Write out all of the records precisely. Skip anything that is a picture.

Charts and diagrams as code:
------------------------------------

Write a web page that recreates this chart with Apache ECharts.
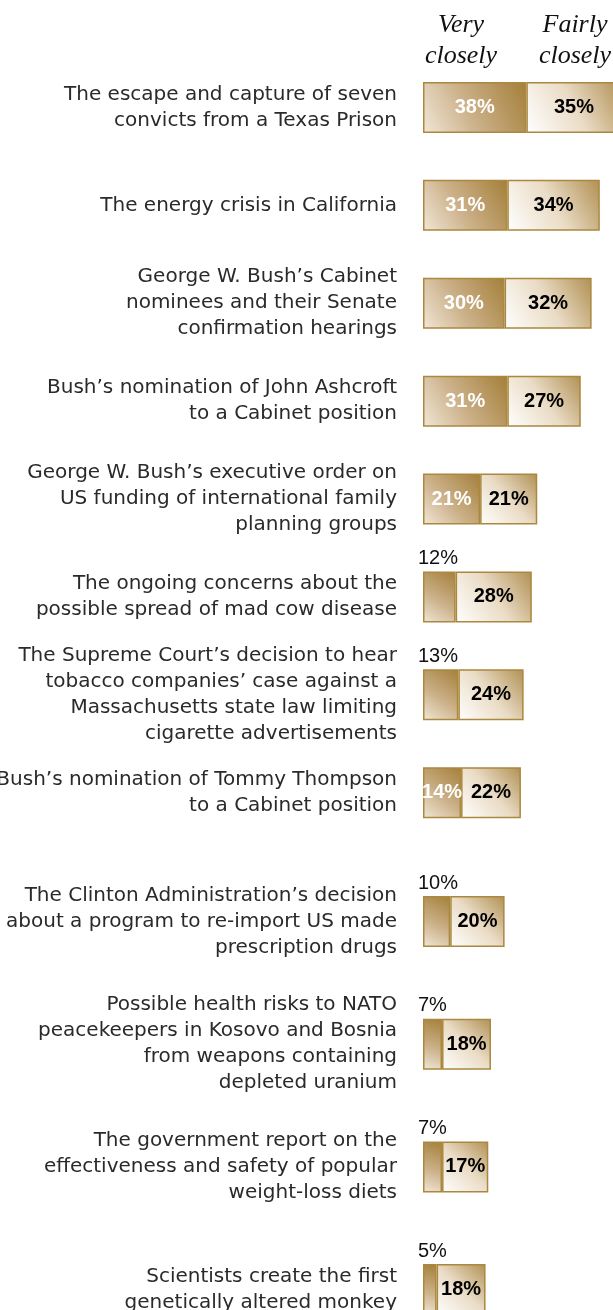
<!DOCTYPE html>
<html><head><meta charset="utf-8">
<script src="https://cdn.jsdelivr.net/npm/echarts@6/dist/echarts.min.js"></script>
<style>html,body{margin:0;padding:0;background:#fff}#c{width:613px;height:1310px}</style>
</head><body><div id="c"></div>
<script>
const categories = [
  "The escape and capture of seven\nconvicts from a Texas Prison",
  "The energy crisis in California",
  "George W. Bush’s Cabinet\nnominees and their Senate\nconfirmation hearings",
  "Bush’s nomination of John Ashcroft\nto a Cabinet position",
  "George W. Bush’s executive order on\nUS funding of international family\nplanning groups",
  "The ongoing concerns about the\npossible spread of mad cow disease",
  "The Supreme Court’s decision to hear\ntobacco companies’ case against a\nMassachusetts state law limiting\ncigarette advertisements",
  "Bush’s nomination of Tommy Thompson\nto a Cabinet position",
  "The Clinton Administration’s decision\nabout a program to re-import US made\nprescription drugs",
  "Possible health risks to NATO\npeacekeepers in Kosovo and Bosnia\nfrom weapons containing\ndepleted uranium",
  "The government report on the\neffectiveness and safety of popular\nweight-loss diets",
  "Scientists create the first\ngenetically altered monkey"
];
const veryClosely = [38, 31, 30, 31, 21, 12, 13, 14, 10, 7, 7, 5];
const fairlyClosely = [35, 34, 32, 27, 21, 28, 24, 22, 20, 18, 17, 18];
const headers = ["Very\nclosely", "Fairly\nclosely"];

const chart = echarts.init(document.getElementById('c'));
const G = echarts.graphic.LinearGradient;
const veryFill = new G(0, 1, 1, 0, [
  {offset: 0, color: '#f1e7d8'}, {offset: 0.45, color: '#cbb088'}, {offset: 1, color: '#a47f39'}]);
const fairlyFill = new G(0, 1, 1, 0, [
  {offset: 0, color: '#ffffff'}, {offset: 0.5, color: '#eadcc6'}, {offset: 1, color: '#b08f52'}]);
const border = {borderColor: '#aa883e', borderWidth: 1.5};

const insideLbl = {show: true, position: 'inside', color: '#ffffff', fontWeight: 'bold',
  fontFamily: 'Liberation Sans, Arial, sans-serif', fontSize: 20, formatter: '{c}%'};
const outsideLbl = {show: true, position: [-5, -3], align: 'left', verticalAlign: 'bottom',
  color: '#111', fontWeight: 'normal', fontFamily: 'Liberation Sans, Arial, sans-serif',
  fontSize: 20, formatter: '{c}%'};
const fairlyLbl = {show: true, position: 'inside', color: '#000', fontWeight: 'bold',
  fontFamily: 'Liberation Sans, Arial, sans-serif', fontSize: 20, formatter: '{c}%'};

const groups = [[0, 8], [8, 12]];
const grids = [
  {left: 423, top: 58.5, width: 217.6, height: 783.2, outerBoundsMode: 'none', containLabel: false},
  {left: 423, top: 860.2, width: 217.6, height: 490.7, outerBoundsMode: 'none', containLabel: false}
];
const xAxes = [], yAxes = [], series = [];
groups.forEach((g, i) => {
  xAxes.push({type: 'value', gridIndex: i, min: 0, max: 80, show: false});
  yAxes.push({type: 'category', gridIndex: i, inverse: true,
    data: categories.slice(g[0], g[1]),
    axisLine: {show: false}, axisTick: {show: false}, splitLine: {show: false},
    axisLabel: {margin: 26, color: '#2a2a2a', fontSize: 20, lineHeight: 26,
      fontFamily: 'DejaVu Sans, Verdana, sans-serif', align: 'right'}});
  series.push({type: 'bar', xAxisIndex: i, yAxisIndex: i, stack: 's' + i, barWidth: 51,
    itemStyle: Object.assign({color: veryFill}, border),
    data: veryClosely.slice(g[0], g[1]).map(v => ({value: v, label: v >= 14 ? insideLbl : outsideLbl}))});
  series.push({type: 'bar', xAxisIndex: i, yAxisIndex: i, stack: 's' + i, barWidth: 51,
    itemStyle: Object.assign({color: fairlyFill}, border), label: fairlyLbl,
    data: fairlyClosely.slice(g[0], g[1])});
});

chart.setOption({
  animation: false,
  grid: grids, xAxis: xAxes, yAxis: yAxes, series: series,
  graphic: [
    {type: 'text', x: 461, y: 10, style: {text: headers[0], align: 'center',
      font: 'italic 26px "Liberation Serif", serif', fill: '#111', lineHeight: 31}},
    {type: 'text', x: 575, y: 10, style: {text: headers[1], align: 'center',
      font: 'italic 26px "Liberation Serif", serif', fill: '#111', lineHeight: 31}}
  ]
});
</script></body></html>
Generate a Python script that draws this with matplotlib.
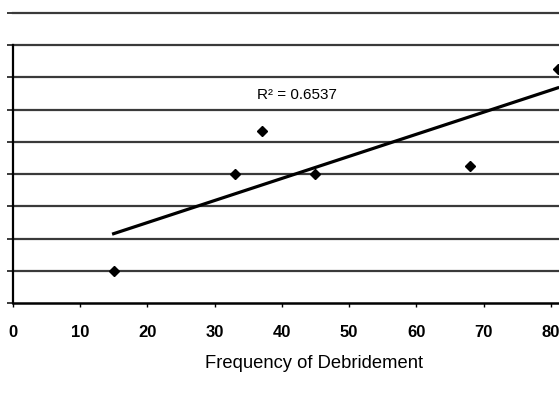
import numpy as np
import matplotlib
matplotlib.use("Agg")
import matplotlib.pyplot as plt

# Data
frequency = [15, 33, 37, 45, 68, 81]
outcome = [1.0, 4.0, 5.34, 4.0, 4.26, 7.27]
x_ticks = [0, 10, 20, 30, 40, 50, 60, 70, 80]
x_label = "Frequency of Debridement"
r2_label = "R² = 0.6537"

plt.rcParams['font.family'] = ['Liberation Sans', 'DejaVu Sans']

fig = plt.figure(figsize=(5.59, 3.96), dpi=100)
ax = fig.add_axes([0.0227, 0.2348, 0.9773, 0.7323])

# horizontal gridlines
for g in range(1, 10):
    ax.axhline(g, color='#3a3a3a', lw=1.6, zorder=1, clip_on=False)

# linear trend line
slope, intercept = np.polyfit(frequency, outcome, 1)
fit_x = np.array([min(frequency), max(frequency)])
ax.plot(fit_x, slope * fit_x + intercept, color='black', lw=2.3, zorder=3)

ax.text(36.3, 6.45, r2_label, fontsize=11, ha='left', va='center', zorder=4)

ax.plot(frequency, outcome, 'D', color='black', ms=5.5, zorder=5, clip_on=False)

ax.set_xlim(0, 81.2)
ax.set_ylim(0, 9)
ax.set_xticks(x_ticks)
ax.set_xticklabels([str(t) for t in x_ticks], fontsize=12, fontweight='bold')
ax.set_yticks(range(0, 10))
ax.set_yticklabels([])
ax.tick_params(axis='x', length=3, width=1, pad=13)
ax.tick_params(axis='y', length=4, width=1.4, color='#3a3a3a')
ax.set_xlabel(x_label, fontsize=13.2)
ax.xaxis.set_label_coords(0.552, -0.18)

for s in ['top', 'right']:
    ax.spines[s].set_visible(False)
ax.spines['left'].set_bounds(0, 8)
ax.spines['left'].set_linewidth(1.6)
ax.spines['bottom'].set_linewidth(1.8)

fig.savefig("out.png", dpi=100)
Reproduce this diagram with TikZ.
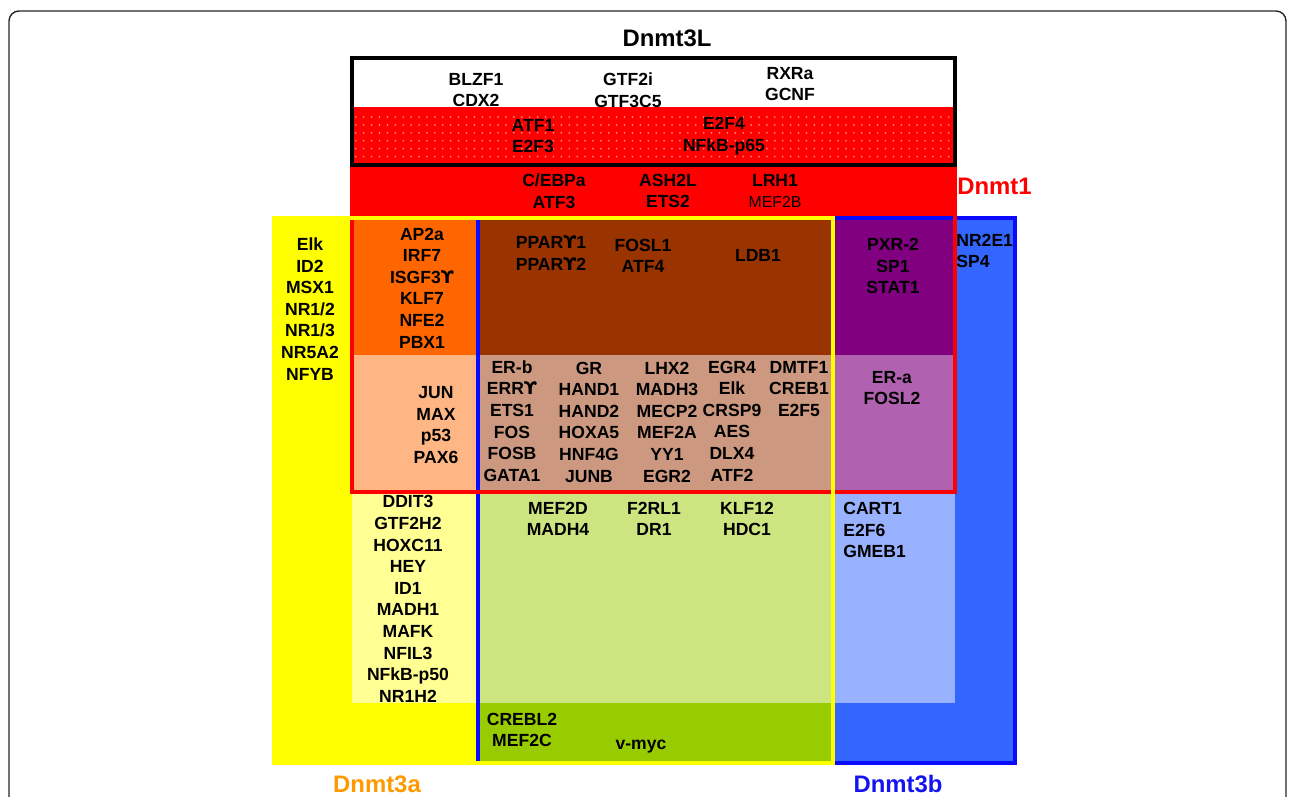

------------------------------------

## Task response:
Write a web page that recreates this chart with Apache ECharts.
<!DOCTYPE html>
<html><head><meta charset="utf-8">
<script src="https://cdn.jsdelivr.net/npm/echarts@6/dist/echarts.min.js"></script>
<style>html,body{margin:0;padding:0;background:#fff}#c{width:613px;height:1310px}</style>
</head><body><div id="c"></div>
<script>
const categories = [
  "The escape and capture of seven\nconvicts from a Texas Prison",
  "The energy crisis in California",
  "George W. Bush’s Cabinet\nnominees and their Senate\nconfirmation hearings",
  "Bush’s nomination of John Ashcroft\nto a Cabinet position",
  "George W. Bush’s executive order on\nUS funding of international family\nplanning groups",
  "The ongoing concerns about the\npossible spread of mad cow disease",
  "The Supreme Court’s decision to hear\ntobacco companies’ case against a\nMassachusetts state law limiting\ncigarette advertisements",
  "Bush’s nomination of Tommy Thompson\nto a Cabinet position",
  "The Clinton Administration’s decision\nabout a program to re-import US made\nprescription drugs",
  "Possible health risks to NATO\npeacekeepers in Kosovo and Bosnia\nfrom weapons containing\ndepleted uranium",
  "The government report on the\neffectiveness and safety of popular\nweight-loss diets",
  "Scientists create the first\ngenetically altered monkey"
];
const veryClosely = [38, 31, 30, 31, 21, 12, 13, 14, 10, 7, 7, 5];
const fairlyClosely = [35, 34, 32, 27, 21, 28, 24, 22, 20, 18, 17, 18];
const headers = ["Very\nclosely", "Fairly\nclosely"];

const chart = echarts.init(document.getElementById('c'));
const G = echarts.graphic.LinearGradient;
const veryFill = new G(0, 1, 1, 0, [
  {offset: 0, color: '#f1e7d8'}, {offset: 0.45, color: '#cbb088'}, {offset: 1, color: '#a47f39'}]);
const fairlyFill = new G(0, 1, 1, 0, [
  {offset: 0, color: '#ffffff'}, {offset: 0.5, color: '#eadcc6'}, {offset: 1, color: '#b08f52'}]);
const border = {borderColor: '#aa883e', borderWidth: 1.5};

const insideLbl = {show: true, position: 'inside', color: '#ffffff', fontWeight: 'bold',
  fontFamily: 'Liberation Sans, Arial, sans-serif', fontSize: 20, formatter: '{c}%'};
const outsideLbl = {show: true, position: [-5, -3], align: 'left', verticalAlign: 'bottom',
  color: '#111', fontWeight: 'normal', fontFamily: 'Liberation Sans, Arial, sans-serif',
  fontSize: 20, formatter: '{c}%'};
const fairlyLbl = {show: true, position: 'inside', color: '#000', fontWeight: 'bold',
  fontFamily: 'Liberation Sans, Arial, sans-serif', fontSize: 20, formatter: '{c}%'};

const groups = [[0, 8], [8, 12]];
const grids = [
  {left: 423, top: 58.5, width: 217.6, height: 783.2, outerBoundsMode: 'none', containLabel: false},
  {left: 423, top: 860.2, width: 217.6, height: 490.7, outerBoundsMode: 'none', containLabel: false}
];
const xAxes = [], yAxes = [], series = [];
groups.forEach((g, i) => {
  xAxes.push({type: 'value', gridIndex: i, min: 0, max: 80, show: false});
  yAxes.push({type: 'category', gridIndex: i, inverse: true,
    data: categories.slice(g[0], g[1]),
    axisLine: {show: false}, axisTick: {show: false}, splitLine: {show: false},
    axisLabel: {margin: 26, color: '#2a2a2a', fontSize: 20, lineHeight: 26,
      fontFamily: 'DejaVu Sans, Verdana, sans-serif', align: 'right'}});
  series.push({type: 'bar', xAxisIndex: i, yAxisIndex: i, stack: 's' + i, barWidth: 51,
    itemStyle: Object.assign({color: veryFill}, border),
    data: veryClosely.slice(g[0], g[1]).map(v => ({value: v, label: v >= 14 ? insideLbl : outsideLbl}))});
  series.push({type: 'bar', xAxisIndex: i, yAxisIndex: i, stack: 's' + i, barWidth: 51,
    itemStyle: Object.assign({color: fairlyFill}, border), label: fairlyLbl,
    data: fairlyClosely.slice(g[0], g[1])});
});

chart.setOption({
  animation: false,
  grid: grids, xAxis: xAxes, yAxis: yAxes, series: series,
  graphic: [
    {type: 'text', x: 461, y: 10, style: {text: headers[0], align: 'center',
      font: 'italic 26px "Liberation Serif", serif', fill: '#111', lineHeight: 31}},
    {type: 'text', x: 575, y: 10, style: {text: headers[1], align: 'center',
      font: 'italic 26px "Liberation Serif", serif', fill: '#111', lineHeight: 31}}
  ]
});
</script></body></html>
Generate a Python script that draws this with matplotlib.
import numpy as np
import matplotlib
matplotlib.use("Agg")
import matplotlib.pyplot as plt

# Data
frequency = [15, 33, 37, 45, 68, 81]
outcome = [1.0, 4.0, 5.34, 4.0, 4.26, 7.27]
x_ticks = [0, 10, 20, 30, 40, 50, 60, 70, 80]
x_label = "Frequency of Debridement"
r2_label = "R² = 0.6537"

plt.rcParams['font.family'] = ['Liberation Sans', 'DejaVu Sans']

fig = plt.figure(figsize=(5.59, 3.96), dpi=100)
ax = fig.add_axes([0.0227, 0.2348, 0.9773, 0.7323])

# horizontal gridlines
for g in range(1, 10):
    ax.axhline(g, color='#3a3a3a', lw=1.6, zorder=1, clip_on=False)

# linear trend line
slope, intercept = np.polyfit(frequency, outcome, 1)
fit_x = np.array([min(frequency), max(frequency)])
ax.plot(fit_x, slope * fit_x + intercept, color='black', lw=2.3, zorder=3)

ax.text(36.3, 6.45, r2_label, fontsize=11, ha='left', va='center', zorder=4)

ax.plot(frequency, outcome, 'D', color='black', ms=5.5, zorder=5, clip_on=False)

ax.set_xlim(0, 81.2)
ax.set_ylim(0, 9)
ax.set_xticks(x_ticks)
ax.set_xticklabels([str(t) for t in x_ticks], fontsize=12, fontweight='bold')
ax.set_yticks(range(0, 10))
ax.set_yticklabels([])
ax.tick_params(axis='x', length=3, width=1, pad=13)
ax.tick_params(axis='y', length=4, width=1.4, color='#3a3a3a')
ax.set_xlabel(x_label, fontsize=13.2)
ax.xaxis.set_label_coords(0.552, -0.18)

for s in ['top', 'right']:
    ax.spines[s].set_visible(False)
ax.spines['left'].set_bounds(0, 8)
ax.spines['left'].set_linewidth(1.6)
ax.spines['bottom'].set_linewidth(1.8)

fig.savefig("out.png", dpi=100)
Reproduce this diagram with TikZ.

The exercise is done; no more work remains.